Manchester has undergone significant regeneration works in recent years and is now seen by some as the UK’s Second City, a position typically held by Birmingham. It is home to two major universities, two of the country’s biggest football teams and one of the largest shopping centres in the UK in the form of the intu Trafford Centre. What’s more, it is renowned for science, engineering, technology, culture, music, architecture and transport links, with a long and proud industrial history best showcased by its integral role in the Industrial Revolution. 

In addition, nearby Salford has become one of the media capitals of the UK since the arrival of MediaCity UK in 2011, bringing with it jobs, investment and improved transport connections.

Manchester is, whichever way you paint it, a big, teeming, vibrant and cosmopolitan city which has the ability to compete with some of the biggest cities in the world. It has a thriving economy, will have its own Mayor (covering the whole of Greater Manchester) for the first time very shortly, and is often regarded as the beating heart of the so-called Northern Powerhouse. Where Manchester goes, others follow. 

This is why Manchester is set to form a key part of the HS2 route, connecting the northern regions and London on a greater scale than has ever been seen previously. Manchester is already famed for its wide-ranging transport links – trains, trams, buses and planes – and was the birthplace of the world’s first inter-city passenger railway and the world’s first-purpose built passenger and goods railway station.

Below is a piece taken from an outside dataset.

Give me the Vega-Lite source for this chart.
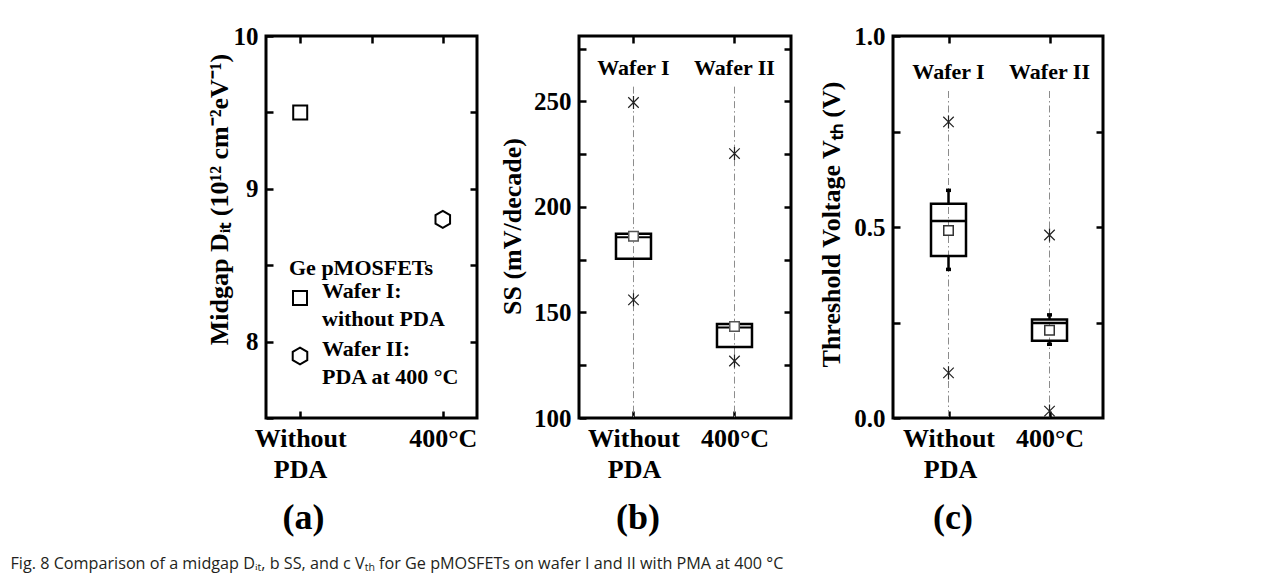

With the arrival of HS2, however, transport links would reach new heights, with a new station next to Manchester Piccadilly and a spur to ferry passengers to another new station at Manchester Airport.

Journey times from Manchester to London would be cut from 127 minutes (or over two hours) to just 67 minutes (or just over an hour) once HS2 is complete. This drastic reduction will mean commuting from Manchester to London will be faster than routes to the capital from Nottingham, Liverpool, Sheffield and Leeds. Two of the UK’s major cities will be better connected than at any other time in their history. 

All of this means, of course, that Manchester will also become a more appealing place to live. It’s already one of the most affordable cities in the UK – with prices for homes in the city centre generally cheaper than the outskirts, in what represents a role reversal of the situation in London. As such, first-time buyers, young professionals, commuters and families with young kids will be fighting more fiercely than ever for properties in the Manchester and Greater Manchester areas. 

Currently, Manchester has an overall average asking price of around £175,000, with flats by far the most popular type of property. This is perhaps a reflection of the city’s popularity among first-time buyers and young professionals, who are keen to live in smaller, more affordable abodes. 

Although Manchester is very affordable, prices have been rising in recent years. In the last decade prices have increased by 15% and in the last year alone prices have gone up by 8% on the year before. This isn’t purely down to HS2, but the prospect of it on the horizon definitely seems to be playing a role. 

While the city itself is very keen for the arrival of HS2, residents in neighbouring areas, particularly those who live in the countryside and would be most blighted by the construction of the line, are much less pleased. Parts of Greater Manchester will be greatly affected, with a number of buildings in Ardwick, a district of Manchester not far from the city centre, directly in the way of the proposed route. 

The government has previously confirmed that some 67 properties in Greater Manchester will need to be demolished to make way for the line, which includes residential properties in Hale Barns and a number of Cheshire villages. One of the Cheshire villages that is set to be on the western section of Phase Two is Rostherne, where prices have increased by 28% in the last year and are up by 14% on 2014. Significantly more expensive than Manchester and its suburbs, the average asking price is around £568,000, but will still have considerable appeal to wealthy buyers seeking a slice of Cheshire village life. Prices are set to continue increasing as HS2 gets closer.  

What’s more, plans are in place for a 7.9 mile, 45m deep tunnel to be dug from Wythenshawe to Ardwick as part of the HS2 project, which could cause issues for people with homes close to this. That said, house prices in Wythenshawe have been boosted by the prospect of HS2, rocketing by 11% in the last year and up by 20% on 2007 levels. Wythenshawe’s affordability (the average asking price is just over £160,000) and easy transport links to Manchester make it particularly popular among commuters and families. In addition, Ardwick has seen house prices rise by 16% in the last year and up by 9% in the last decade. 

Parts of the track are also set to be built above ground, but residents with homes beneath this part of the line will be unable to claim compensation unless they can prove that damage has occurred after construction.

While some homes are at risk, others come under HS2’s Safeguarding Zone, which allows owners of these properties – existing within 60m of the proposed route – to sell their homes to the government at full market value plus a 10% home loss fee. The government will also cover reasonable expenses, including stamp duty and removal costs

So, while Manchester itself is positively embracing the prospect of HS2 – despite its troubled, stuttering progress – there is bound to be plenty more opposition from local residents whose homes could be affected by the route.

Despite its troubles, the mere inkling of a major transport infrastructure project is enough to boost house prices. And Manchester is no different. It’s already a city that is in high demand; expect that demand to rise even higher if HS2 ever gets off the ground.